# Funny thing just happened... [help/advice]



## tdimeister (Feb 19, 1999)

I have had an e-mail exchange with someone in the last 24 hours replying to my ad to sell my S4. A guy named Chris with a Hotmail address identifiable only with the initials "C I" had been asking me about my car with terse one- or two line e-mails like, "Where is the car located in Europe?" "Do you have more pics?"
I try to be as thorough and cordial in answering his questions. Wanting to be sure that he's genuinely interested before I share more information, I say to him:

_Quote »_I don’t want to offend you by my asking this at the outset, but am I to assume a genuine interest on your part in the car? As you can understand, the process of buying and selling a car sight unseen in real-life spanning two continents requires building up a level of trust and confidence, and this is a two-sided street. So far, all I have is a very terse e-mail correspondence from you and I don’t know who you are on any forums. I’m just protecting myself from scammers out of Nigeria and the like, while I’m sure that if you’re seriously interested in the car, you also want to build a level of trust in me.

If what I’ve said above hasn’t upset you and you’re still interested to know more







, then yes, I do have more pics I can upload and share. As I did with another interested party, I expressed straight out that the car is not a show car, and there should be reasonable expectations of the condition of a 15-year old vehicle. I have and I will disclose in excruciating detail, as best as I can, any imperfections in the car, so that there cannot be a chance of any surprises when the eventual buyer takes possession of the car. For this reason, I will not share this information openly with just anybody from the street, if you catch my drift. To a genuinely interested party I think it’s in mutual interests to take the discussion beyond e-mail and can gladly be reached by phone or Skype.

Where are you located?


Kindest regards,
Dave


... to which he replies accusing me of being a scammer for the simple act of advertising my car for sale in the first place:

_Quote »_David,
You've talked me out of it. Scammers are those that post the ads in the first place so that give's me reason to think that perhaps you are one yourself.
If not, good luck. I'll buy a car over here instead.
Thanks.


Was I out of line?
If "Chris" still thinks I'm a scammer, maybe posting under my 10 year old member name might change his mind.








My answer to him:

_Quote »_Whoa, I’ve got an Internet identity in almost every major English-speaking VW/Audi enthusiast website with thousands of hits on my name in Google with activity that dates back over a decade; I welcome to talk on the phone one-on-one, while you don’t even properly identify yourself and accuse ME of being a scammer?!?!
Good luck on your search.

I think I have a pretty thick skin, but I got nuts when someone libelously slanders my good name and hard-earned reputation. If he's legitimate and a member here, then he wouldn't mind this vetting among peers. I will in turn retract everything in this thread.
I'm going to have a nice German brew and go to bed.

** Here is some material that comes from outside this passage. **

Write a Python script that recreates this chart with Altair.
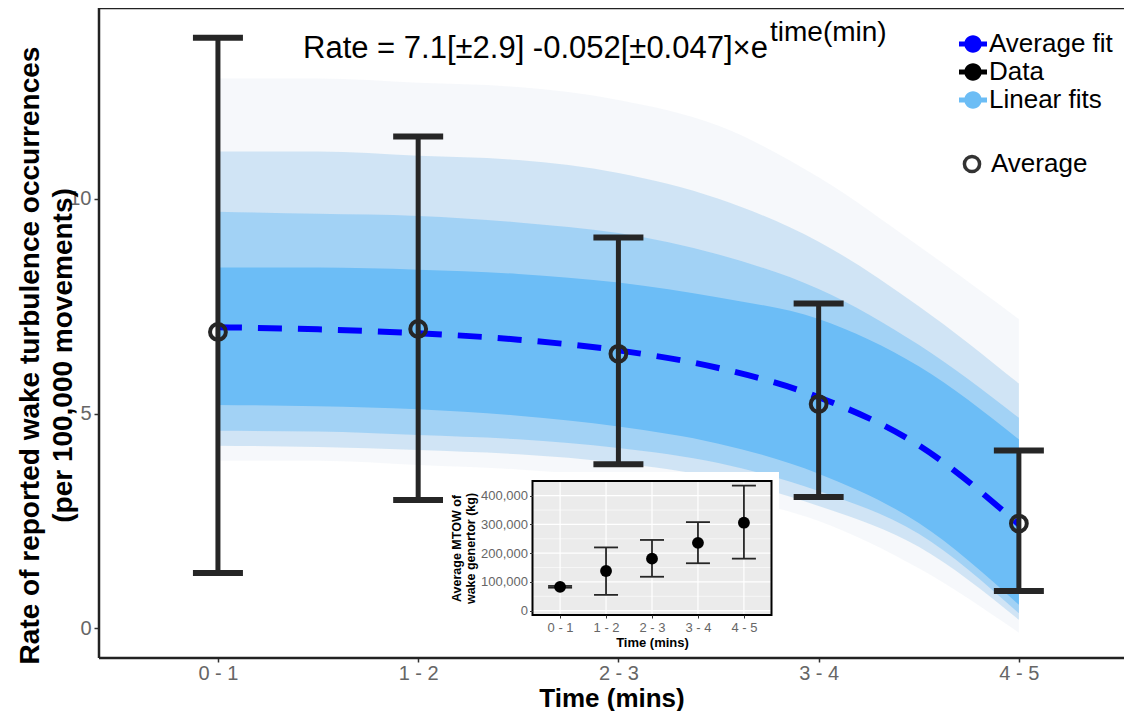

Have a good evening everyone.


----------



## uncommonvw (Mar 13, 2004)

*Re: Funny thing just happened... [help/advice] (tdimeister)*

I know exactly where you are coming from. So many people just kicking tires or very vague questions that end up going nowhere. What you have to remember is that words on a screen have no tone to them so people might read it differently than you would speak it. Next time just ask for a phone number to reach them and give them a call.
That said, my advice would be to bring the car to Canada and sell it here. Not too many people are comfortable buying a car sight unseen for about $12000 no matter how honest and upfront you are. 
Love the car BTW. I wish I could get my hands on a S4 Avant here. 1 more year and the 15 year rule applies for US cars.
Good luck.


----------



## speedtek40 (Jul 8, 2005)

Screw him, I wouldn't give it another thought. From the sounds of it he's just some dreamer who couldn't possibly afford it anyways. It'll sell, I was still pretty seriously considering waiting until June to buy that sweetheart until I found my ultra low mile UrS6. If the timing had been a little closer I may very well have waited, but I needed something a little sooner and mine was just way too cherry to pass up.


----------



## Chapel (Jun 23, 1999)

*FV-QR*

once that car gets over here, it'll sell in days.


----------



## speedtek40 (Jul 8, 2005)

so what's the verdict? You going to just import it over on spec or only if it's pre-sold?


----------